Midwestern officials say they plan to admit an inaugural class of 100 veterinary students in fall 2014 and create 60 new jobs for Glendale.
“In our continuing mission to meet the healthcare needs of the community, we are proud to bring this new professional degree program to Arizona,” says Kathleen H. Goeppinger, PhD, president and chief executive officer of Midwestern University. “The rural and agricultural areas of our state have shown a significant demand for more well-qualified veterinarians and have voiced strong support for this new college.”
Within the veterinary profession, opinions are split on whether there are too many or too few veterinarians in the country. Still, the Association of American Veterinary Medical Colleges (AAVMC) has predicted a shortage of 15,000 veterinarians over the next 20 years. The U.S. Government Accounting Office (GAO) has also said that the veterinary workforce is not large enough, but the release of a long-awaited study on the veterinary workforce from the National Institutes of Health that is six years in the making has been delayed already and no firm completion date is in sight.

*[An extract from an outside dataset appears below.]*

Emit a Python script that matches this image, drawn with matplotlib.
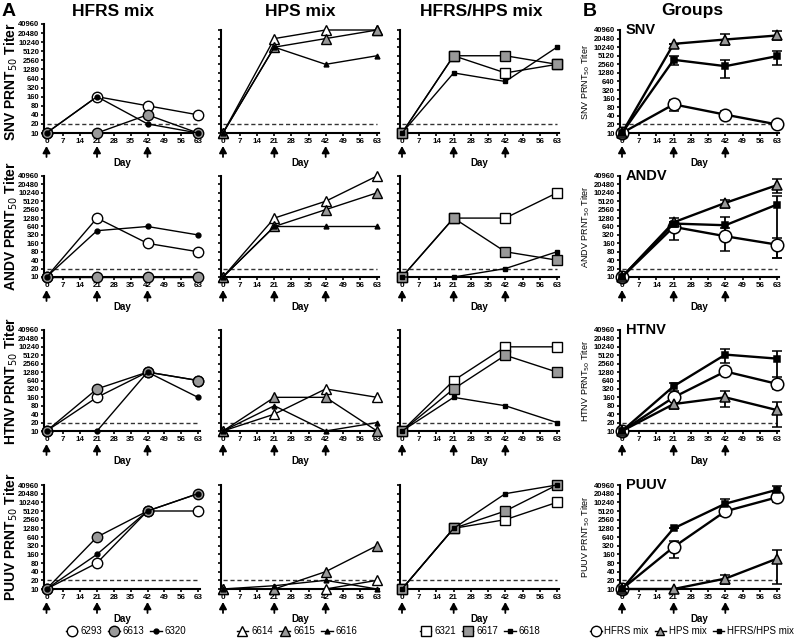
import matplotlib
matplotlib.use("Agg")
import matplotlib.pyplot as plt
from matplotlib.lines import Line2D

plt.rcParams['font.family'] = ['Liberation Sans', 'DejaVu Sans']

# ---- data (PRNT50 titers) ----
days = [0, 21, 42, 63]
viruses = ['SNV', 'ANDV', 'HTNV', 'PUUV']
vaccinated = [0, 21, 42]

# HFRS mix animals
hfrs_6293 = {'SNV': [10, 160, 80, 40], 'ANDV': [10, 1280, 160, 80],
             'HTNV': [10, 160, 1280, 640], 'PUUV': [10, 80, 5120, 5120]}
hfrs_6613 = {'SNV': [10, 10, 40, 10], 'ANDV': [10, 10, 10, 10],
             'HTNV': [10, 320, 1280, 640], 'PUUV': [10, 640, 5120, 20480]}
hfrs_6320 = {'SNV': [10, 160, 20, 10], 'ANDV': [10, 453, 640, 320],
             'HTNV': [10, 10, 1280, 160], 'PUUV': [10, 160, 5120, 20480]}
# HPS mix animals
hps_6614 = {'SNV': [10, 20480, 40960, 40960], 'ANDV': [10, 1280, 5120, 40960],
            'HTNV': [10, 40, 320, 160], 'PUUV': [10, 10, 10, 20]}
hps_6615 = {'SNV': [10, 10240, 20480, 40960], 'ANDV': [10, 640, 2560, 10240],
            'HTNV': [10, 160, 160, 10], 'PUUV': [10, 10, 40, 320]}
hps_6616 = {'SNV': [10, 10240, 2560, 5120], 'ANDV': [10, 640, 640, 640],
            'HTNV': [10, 80, 10, 20], 'PUUV': [10, 13, 20, 10]}
# HFRS/HPS mix animals
mix_6321 = {'SNV': [10, 5120, 1280, 2560], 'ANDV': [10, 1280, 1280, 10240],
            'HTNV': [10, 640, 10240, 10240], 'PUUV': [10, 1280, 2560, 10240]}
mix_6617 = {'SNV': [10, 5120, 5120, 2560], 'ANDV': [10, 1280, 80, 40],
            'HTNV': [10, 320, 5120, 1280], 'PUUV': [10, 1280, 5120, 40960]}
mix_6618 = {'SNV': [10, 1280, 640, 10240], 'ANDV': [10, 10, 20, 80],
            'HTNV': [10, 160, 80, 20], 'PUUV': [10, 1280, 20480, 40960]}

# group geometric means with error bar limits
grp_hfrs = {'SNV': [10, 101, 44, 20], 'ANDV': [10, 620, 287, 144],
            'HTNV': [10, 160, 1350, 485], 'PUUV': [10, 288, 5000, 15300]}
grp_hfrs_lo = {'SNV': [10, 59, 34, 15], 'ANDV': [10, 217, 88, 48],
               'HTNV': [10, 140, 1100, 320], 'PUUV': [10, 120, 3380, 10240]}
grp_hfrs_hi = {'SNV': [10, 149, 59, 26], 'ANDV': [10, 1280, 570, 250],
               'HTNV': [10, 185, 1650, 845], 'PUUV': [10, 453, 7240, 21900]}
grp_hps = {'SNV': [10, 13400, 19000, 26300], 'ANDV': [10, 905, 4470, 19300],
           'HTNV': [10, 92, 160, 56], 'PUUV': [10, 10, 23, 113]}
grp_hps_lo = {'SNV': [10, 13400, 11800, 17600], 'ANDV': [10, 905, 2940, 10240],
              'HTNV': [10, 61, 74, 14], 'PUUV': [10, 10, 15, 15]}
grp_hps_hi = {'SNV': [10, 13400, 30000, 37200], 'ANDV': [10, 905, 5880, 33300],
              'HTNV': [10, 121, 264, 112], 'PUUV': [10, 10, 31, 220]}
grp_mix = {'SNV': [10, 3690, 2210, 4950], 'ANDV': [10, 815, 710, 3900],
           'HTNV': [10, 400, 5400, 3880], 'PUUV': [10, 1280, 9200, 28000]}
grp_mix_lo = {'SNV': [10, 2340, 860, 2340], 'ANDV': [10, 815, 378, 48],
              'HTNV': [10, 264, 2710, 368], 'PUUV': [10, 1280, 6530, 22000]}
grp_mix_hi = {'SNV': [10, 4950, 3500, 7760], 'ANDV': [10, 815, 1370, 7760],
              'HTNV': [10, 527, 8430, 7340], 'PUUV': [10, 1280, 13500, 38200]}

yticks = [10 * 2 ** k for k in range(13)]
xticks = list(range(0, 64, 7))

W, H = 800, 638
fig = plt.figure(figsize=(W / 100, H / 100), dpi=100)

# panel geometry in pixels: (day0 x, day63 x) per column, (top, bottom) per row
col_x = [(46.5, 198), (223, 377), (402, 557), (622, 777)]
row_y = [(30, 133), (176, 277), (330, 431), (485, 589)]


def px_axes(c, r):
    x0, x63 = col_x[c]
    yt, yb = row_y[r]
    if c == 0 and r == 0:
        yt = 24
    ppd = (x63 - x0) / 63
    left, right = x0 - 1.0 * ppd, x63 + 1.0 * ppd
    ax = fig.add_axes([left / W, 1 - yb / H, (right - left) / W, (yb - yt) / H])
    return ax, yb - yt


def style_axes(ax, hpx, labels):
    ax.set_yscale('log', base=2)
    ax.set_ylim(10, 40960)
    ax.set_xlim(-1, 64)
    ax.set_yticks(yticks)
    ax.minorticks_off()
    ax.set_xticks(xticks)
    ax.set_xticklabels([str(t) for t in xticks], fontsize=5.8, fontweight='bold')
    if labels:
        ax.set_yticklabels([str(t) for t in yticks], fontsize=5.5, fontweight='bold')
    else:
        ax.set_yticklabels([])
    for s in ['top', 'right']:
        ax.spines[s].set_visible(False)
    for s in ['left', 'bottom']:
        ax.spines[s].set_linewidth(1.5)
    ax.tick_params(width=1.2, length=2.5, pad=0.8)
    ax.plot([0, 63], [20, 20], color='#333333', lw=1, dashes=(3, 2), zorder=1)
    ax.text(0.5, -30 / hpx, 'Day', transform=ax.transAxes, ha='center', va='center',
            fontsize=7, fontweight='bold')
    for d in vaccinated:
        ax.annotate('', xy=(d, -13 / hpx), xytext=(d, -24 / hpx),
                    xycoords=('data', 'axes fraction'),
                    arrowprops=dict(arrowstyle='-|>,head_width=0.22,head_length=0.4',
                                    color='black', lw=1.3, shrinkA=0, shrinkB=0),
                    annotation_clip=False)


open_kw = dict(mfc='white', mec='black', ms=7.5, mew=1)
gray_kw = dict(mfc='#999999', mec='black', ms=7.5, mew=1)
black_kw = dict(mfc='black', mec='black', ms=3.5, mew=1)

columns = [
    [(hfrs_6293, 'o', open_kw, '6293'), (hfrs_6613, 'o', gray_kw, '6613'),
     (hfrs_6320, 'o', black_kw, '6320')],
    [(hps_6614, '^', open_kw, '6614'), (hps_6615, '^', gray_kw, '6615'),
     (hps_6616, '^', black_kw, '6616')],
    [(mix_6321, 's', open_kw, '6321'), (mix_6617, 's', gray_kw, '6617'),
     (mix_6618, 's', black_kw, '6618')],
]
titles = ['HFRS mix', 'HPS mix', 'HFRS/HPS mix', 'Groups']
title_x = [113, 300, 481, 692]

for r, v in enumerate(viruses):
    for c, animals in enumerate(columns):
        ax, hpx = px_axes(c, r)
        style_axes(ax, hpx, labels=(c == 0))
        for data, mk, kw, name in animals:
            ms = kw['ms'] - (1 if mk == 's' and kw['ms'] > 4 else 0)
            ax.plot(days, data[v], marker=mk, color='black', lw=1.0,
                    clip_on=False, zorder=3, **{**kw, 'ms': ms})
        if c == 0:
            yt, yb = row_y[r]
            fig.text(11 / W, 1 - (yt + yb) / 2 / H, v + ' PRNT$_{50}$ Titer',
                     rotation=90, ha='center', va='center',
                     fontsize=10, fontweight='bold')

    # groups panel
    ax, hpx = px_axes(3, r)
    style_axes(ax, hpx, labels=True)
    groups = [(grp_hfrs, grp_hfrs_lo, grp_hfrs_hi, 'o', dict(mfc='white', ms=9)),
              (grp_hps, grp_hps_lo, grp_hps_hi, '^', dict(mfc='#999999', ms=7)),
              (grp_mix, grp_mix_lo, grp_mix_hi, 's', dict(mfc='black', ms=4))]
    for m, lo, hi, mk, kw in groups:
        mean = m[v]
        yerr = [[a - b for a, b in zip(mean, lo[v])], [b - a for a, b in zip(mean, hi[v])]]
        ax.errorbar(days, mean, yerr=yerr, marker=mk, color='black', lw=1.7,
                    mec='black', mew=1.1, capsize=3.5, elinewidth=1.3, capthick=1.3,
                    clip_on=False, zorder=3, **kw)
    ax.set_ylabel(v + ' PRNT$_{50}$ Titer', fontsize=6.5, labelpad=1)
    ax.text(0.04, 1.0, v, transform=ax.transAxes, ha='left', va='center',
            fontsize=10.5, fontweight='bold')

# titles and panel letters
for tx, t in zip(title_x, titles):
    fig.text(tx / W, 1 - 11 / H, t, ha='center', va='center',
             fontsize=12.5, fontweight='bold')
fig.text(2 / W, 1 - 11 / H, 'A', ha='left', va='center', fontsize=14, fontweight='bold')
fig.text(583 / W, 1 - 11 / H, 'B', ha='left', va='center', fontsize=14, fontweight='bold')

# legends
legend_sets = [animals for animals in columns]
legend_sets.append([(None, 'o', dict(mfc='white', mec='black', ms=7.5, mew=1), 'HFRS mix'),
                    (None, '^', dict(mfc='#999999', mec='black', ms=6, mew=1), 'HPS mix'),
                    (None, 's', dict(mfc='black', mec='black', ms=3.5, mew=1), 'HFRS/HPS mix')])
legend_x = [126, 297, 480, 692]
for lx, items in zip(legend_x, legend_sets):
    handles = [Line2D([], [], marker=mk, color='black', lw=1.0, **kw) for _, mk, kw, _ in items]
    names = [n for _, _, _, n in items]
    fig.legend(handles, names, loc='center', bbox_to_anchor=(lx / W, 1 - 631 / H),
               ncol=3, frameon=False, fontsize=7, handlelength=1.2,
               handletextpad=0.3, columnspacing=0.6, borderpad=0.1)

fig.savefig('out.png', dpi=100)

Midwestern University says its College of Veterinary Medicine will focus on recruiting throughout the state and region, with particular emphasis on students from rural communities who can best meet these areas of critical shortages.
When it opens, Midwestern will be the newest veterinary college following Western University in California, which admitted its first class of veterinary students in 2003. There are currently 28 veterinary schools in the United States, and all have received full accreditation from the American Veterinary Medical Association (AVMA), with Western making the move from limited to full accreditation in 2010.